This 1980’s Movie With 92% on Rotten Tomatoes Is Best Stephen King Adaptation (According to Him)
And its story is not very much of King’s famous style.
Summary:
- Stephen King got his wild international fame thanks to his sinister novels revolving around evil clowns and horrifying ghosts, but he nonetheless has some stories that don’t include anything supernatural.
- Surprisingly, one of such stories turned into a film that King later called his most favorite adaptation.
- The movie was released back in 1986 and is based on King’s novel that follows a group of boys that discover each other’s disheartening secrets.
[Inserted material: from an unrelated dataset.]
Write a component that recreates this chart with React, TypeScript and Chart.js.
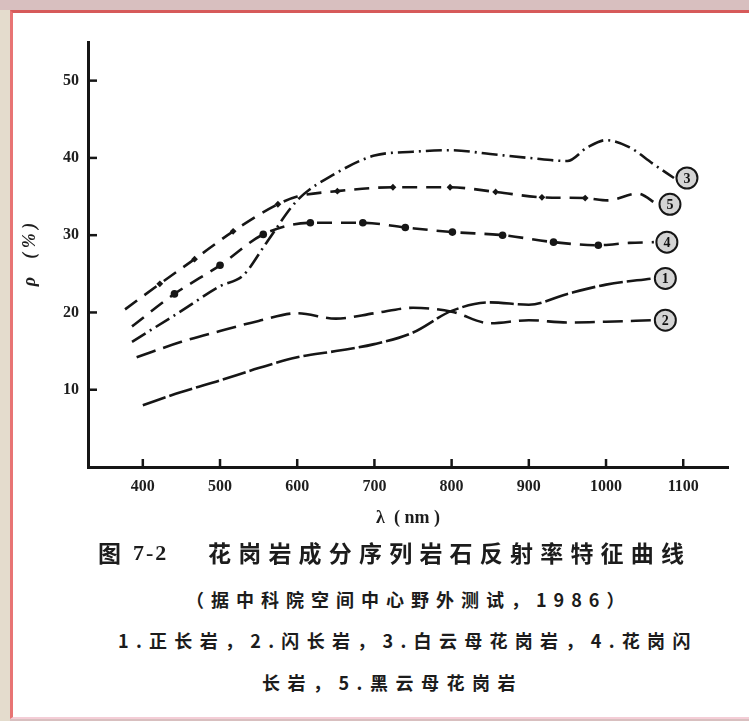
import React, { useEffect, useRef } from "react";
import { Chart, registerables } from "chart.js";

Chart.register(...registerables);

// ---- axis ticks ----
const xTicks = [400, 500, 600, 700, 800, 900, 1000, 1100];
const yTicks = [10, 20, 30, 40, 50];

// ---- series (wavelength nm, reflectance %) ----
// 1. 正长岩
const wl1 = [400, 450, 500, 550, 600, 650, 700, 750, 800, 850, 900, 950, 1000, 1060];
const rho1 = [8.0, 9.7, 11.2, 12.8, 14.2, 15.0, 15.9, 17.4, 20.2, 21.3, 21.0, 22.4, 23.6, 24.4];
// 2. 闪长岩
const wl2 = [392, 450, 500, 550, 600, 650, 700, 750, 800, 850, 900, 950, 1000, 1060];
const rho2 = [14.2, 16.2, 17.6, 18.9, 19.9, 19.2, 19.9, 20.6, 20.1, 18.6, 19.0, 18.7, 18.8, 19.0];
// 3. 白云母花岗岩
const wl3 = [386, 450, 500, 530, 560, 600, 650, 700, 750, 800, 850, 900, 950, 975, 1000, 1030, 1060, 1088];
const rho3 = [16.2, 20.2, 23.4, 24.8, 29.0, 34.5, 38.0, 40.3, 40.8, 41.0, 40.5, 40.0, 39.6, 41.3, 42.3, 41.4, 39.3, 37.4];
// 4. 花岗闪长岩
const wl4 = [386, 441, 500, 556, 617, 685, 740, 801, 866, 932, 990, 1030, 1062];
const rho4 = [18.2, 22.4, 26.1, 30.1, 31.6, 31.6, 31.0, 30.4, 30.0, 29.1, 28.7, 29.0, 29.1];
const dots4 = [441, 500, 556, 617, 685, 740, 801, 866, 932, 990];
// 5. 黑云母花岗岩
const wl5 = [377, 422, 467, 517, 575, 600, 652, 724, 798, 857, 917, 973, 1002, 1041, 1066];
const rho5 = [20.4, 23.7, 26.9, 30.5, 34.0, 35.0, 35.7, 36.2, 36.2, 35.6, 34.9, 34.8, 34.5, 35.4, 34.0];
const marks5 = [422, 467, 517, 575, 652, 724, 798, 857, 917, 973];

const seriesNames = ["正长岩", "闪长岩", "白云母花岗岩", "花岗闪长岩", "黑云母花岗岩"];
const seriesTags = ["1", "2", "3", "4", "5"];

const X_MIN = 329;
const X_MAX = 1158;
const Y_MIN = 0;
const Y_MAX = 55;

const INK = "#161616";

const toPoints = (xs: number[], ys: number[]) => xs.map((x, i) => ({ x, y: ys[i] }));

const decorPlugin = {
  id: "decor",
  afterDatasetsDraw(chart: any) {
    const { ctx, scales } = chart;
    const xs = scales.x;
    const ys = scales.y;
    const bottom = ys.getPixelForValue(Y_MIN);
    const left = xs.getPixelForValue(X_MIN);
    ctx.save();
    ctx.strokeStyle = INK;
    ctx.lineWidth = 2.5;
    xTicks.forEach((v) => {
      const px = xs.getPixelForValue(v);
      ctx.beginPath();
      ctx.moveTo(px, bottom);
      ctx.lineTo(px, bottom - 8);
      ctx.stroke();
    });
    yTicks.forEach((v) => {
      const py = ys.getPixelForValue(v);
      ctx.beginPath();
      ctx.moveTo(left, py);
      ctx.lineTo(left + 9, py);
      ctx.stroke();
    });
    chart.data.datasets.forEach((_ds: any, i: number) => {
      const meta = chart.getDatasetMeta(i);
      const pt = meta.data[meta.data.length - 1];
      const cx = pt.x + 13;
      const cy = pt.y;
      ctx.beginPath();
      ctx.arc(cx, cy, 10.5, 0, Math.PI * 2);
      ctx.fillStyle = "#d4d4d4";
      ctx.fill();
      ctx.lineWidth = 2;
      ctx.strokeStyle = INK;
      ctx.stroke();
      ctx.fillStyle = "#111";
      ctx.font = "bold 14px 'Liberation Serif'";
      ctx.textAlign = "center";
      ctx.textBaseline = "middle";
      ctx.fillText(seriesTags[i], cx, cy + 1);
    });
    ctx.restore();
  },
};

const tickFont = { family: "'Liberation Serif'", size: 16, weight: "bold" as const };

export default function App() {
  const canvasRef = useRef<HTMLCanvasElement | null>(null);

  useEffect(() => {
    if (!canvasRef.current) return;
    const base = {
      borderColor: INK,
      backgroundColor: INK,
      borderWidth: 2.6,
      fill: false,
      cubicInterpolationMode: "monotone" as const,
      pointBorderWidth: 0,
      pointHoverRadius: 0,
    };
    const chart = new Chart(canvasRef.current, {
      type: "line",
      data: {
        datasets: [
          { ...base, label: seriesNames[0], data: toPoints(wl1, rho1), borderDash: [24, 4], pointRadius: 0 },
          { ...base, label: seriesNames[1], data: toPoints(wl2, rho2), borderDash: [20, 8], pointRadius: 0 },
          { ...base, label: seriesNames[2], data: toPoints(wl3, rho3), borderDash: [16, 5, 2, 5], pointRadius: 0 },
          {
            ...base,
            label: seriesNames[3],
            data: toPoints(wl4, rho4),
            borderDash: [15, 9],
            pointStyle: "circle",
            pointRadius: (c: any) => (dots4.includes(c.raw?.x) ? 3.8 : 0),
          },
          {
            ...base,
            label: seriesNames[4],
            data: toPoints(wl5, rho5),
            borderDash: [15, 9],
            pointStyle: "rectRot",
            pointRadius: (c: any) => (marks5.includes(c.raw?.x) ? 3.4 : 0),
          },
        ],
      },
      options: {
        responsive: false,
        devicePixelRatio: 1,
        animation: false,
        events: [],
        layout: { padding: { left: 0, top: 42, right: 21, bottom: 0 } },
        plugins: {
          legend: { display: false },
          tooltip: { enabled: false },
          title: { display: false },
        },
        scales: {
          x: {
            type: "linear",
            min: X_MIN,
            max: X_MAX,
            afterBuildTicks: (axis: any) => {
              axis.ticks = xTicks.map((value) => ({ value }));
            },
            afterFit: (axis: any) => {
              axis.height = 73;
            },
            grid: { display: false, drawTicks: false },
            border: { display: true, color: INK, width: 3 },
            ticks: {
              color: "#1e1e1e",
              font: tickFont,
              padding: 10,
              maxRotation: 0,
              autoSkip: false,
              callback: (v: any) => String(v),
            },
            title: {
              display: true,
              text: "λ  ( nm )",
              color: "#1e1e1e",
              font: { family: "'Liberation Serif'", size: 18, weight: "bold" },
              padding: { top: 0, bottom: 11 },
            },
          },
          y: {
            type: "linear",
            min: Y_MIN,
            max: Y_MAX,
            afterBuildTicks: (axis: any) => {
              axis.ticks = yTicks.map((value) => ({ value }));
            },
            afterFit: (axis: any) => {
              axis.width = 88;
            },
            grid: { display: false, drawTicks: false },
            border: { display: true, color: INK, width: 3 },
            ticks: { color: "#1e1e1e", font: tickFont, padding: 9, callback: (v: any) => String(v) },
            title: {
              display: true,
              text: "ρ    ( % )",
              color: "#1e1e1e",
              font: { family: "'Liberation Serif'", size: 18, weight: "bold", style: "italic" },
              padding: { top: 20, bottom: 0 },
            },
          },
        },
      },
      plugins: [decorPlugin],
    } as any);
    return () => chart.destroy();
  }, []);

  const cap: React.CSSProperties = {
    position: "absolute",
    whiteSpace: "nowrap",
    fontFamily: "'Noto Sans CJK SC', sans-serif",
    fontWeight: 700,
    color: "#1c1c1c",
    lineHeight: 1,
    zIndex: 3,
  };

  return (
    <div
      style={{
        position: "absolute",
        left: 0,
        top: 0,
        width: 749,
        height: 721,
        overflow: "hidden",
        background: "#d8bfbf",
      }}
    >
      <div style={{ position: "absolute", left: 0, top: 10, width: 10, height: 711, background: "#e4dccd" }} />
      <div
        style={{
          position: "absolute",
          left: 10,
          top: 10,
          width: 739,
          height: 709,
          boxSizing: "border-box",
          background: "#ffffff",
          borderTop: "3px solid #d65a5a",
          borderLeft: "3px solid #e87474",
          borderBottom: "2px solid #f4cdd6",
        }}
      />
      <canvas
        ref={canvasRef}
        width={749}
        height={540}
        style={{ position: "absolute", left: 0, top: 0, width: 749, height: 540, zIndex: 2 }}
      />
      <div style={{ ...cap, left: 98, top: 541, fontSize: 23 }}>图</div>
      <div
        style={{
          ...cap,
          left: 133,
          top: 542,
          fontSize: 22,
          letterSpacing: 2,
          fontFamily: "'Liberation Serif', serif",
          fontWeight: 700,
        }}
      >
        7-2
      </div>
      <div style={{ ...cap, left: 208, top: 541, fontSize: 23, letterSpacing: 7.2 }}>
        花岗岩成分序列岩石反射率特征曲线
      </div>
      <div style={{ ...cap, left: 186, top: 590, fontSize: 18, letterSpacing: 7 }}>
        （据中科院空间中心野外测试，1986）
      </div>
      <div style={{ ...cap, left: 118, top: 631, fontSize: 18, letterSpacing: 7.3 }}>
        1.正长岩，2.闪长岩，3.白云母花岗岩，4.花岗闪
      </div>
      <div style={{ ...cap, left: 262, top: 673, fontSize: 18, letterSpacing: 7.5 }}>
        长岩，5.黑云母花岗岩
      </div>
    </div>
  );
}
Stephen King is a real king of horror — with all his terrifying and eerie stories that later transformed into internationally successful films like The Shining or It, the author has seemingly carved his way in a unique and easily recognizable way.
And though King may have got his world fame thanks to horror stories, he also has some deeply touching and quite dramatical novels — with one of them being turned into King’s most favorite movie adaptation.
Based on Stephen King’s novel of the same name, Stand by Me is a 1986 dramedy that stars, among others, late River Phoenix. The storyline doesn’t introduce either blood-thirsty clowns or evil ghosts, but still has one mystery hidden in the plot (without which Stephen King probably couldn’t do anyway): four 12-year-old boys living in Oregon back in the 1950s find out the approximate location of where a missing local boy’s body has been found.
While they all embark on a search for that uncanny place, the characters unveil each other’s personal problems and secrets that before were carefully kept from everyone else’s hearing.
The film thus takes up another significant theme that Stephen King rarely elaborates that much in his stories — but if he does, it becomes a whole new level of the problem.
Tense relationships with parents, abuse and all the traumas that these problems result in are put in the center of Stand by Me — and that’s probably the reason why King eventually liked the movie so much.
It may come as a surprise for many, but even Kubrick’s The Shining didn’t impress the author that much — in fact, he even berated the iconic classic film saying that the adaptation didn’t have the “heart” of the original novel.
But quite the reverse happened to Bob Reiner’s Stand be My as King said he found the film to be very autobiographical — one more proof that the proclaimed author’s deepest stories don’t come as just a piece of his imagination.